NASA has provided support for the MAIRS program by soliciting proposals studying the regions within the MAIRS domain and by supporting MAIRS logistics. A NASAMAIRS joint meeting is planned for the fall of 2008.
Polar Earth Observing Network. The Polar Earth Observing Network (POLENET) will provide ground-based seismic and Global Positioning System (GPS) observing networks in Antarctica and a GPS network in Greenland (see <polenet.org>). POLENET is designed to directly measure solid earth phenomena needed to eliminate sources of uncertainty in satellite-derived measurements and models. The observing network is intended to serve as a lasting legacy of IPY and will contribute significantly to ongoing assessments of climate change. It also contributes to broader international goals surrounding the establishment of GEOSS.

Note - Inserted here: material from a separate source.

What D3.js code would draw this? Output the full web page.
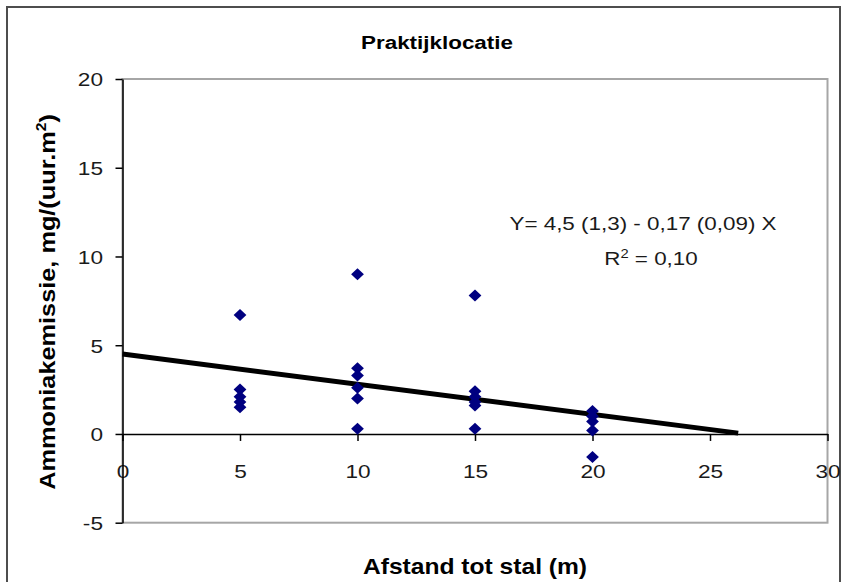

SysTem for Analysis, Research, and Training. In 2008 and beyond, START will continue its collaboration with its co-sponsors on its Advancing Capacity to Support Climate Change Adaptation (ACCCA) program. Fourteen projects have been funded and are underway. Five additional projects are under review. START will also continue its new African Climate Change Fellowship program, sponsored by the IDRC’s Climate Change Adaptation in Africa program. START is also developing many collaborations with organizations such as the Stockholm Environment Institute, APN and IAI, IHDP, and IGBP at its upcoming Congress in South Africa.
World Climate Research Programme. WCRP, as decided by the Joint Scientific Committee, has as its highest priority the implementation of its cross-cutting activities. These activities include study of monsoons, anthropogenic climate change, atmospheric chemistry and climate, sea-level rise, decadal climate predictability, and IPY. WCRP has also welcomed a new director who started in the beginning of 2008. It is expected that a review of the program, co-sponsored by ICSU and IGFA, will begin in the FY 2009 time frame.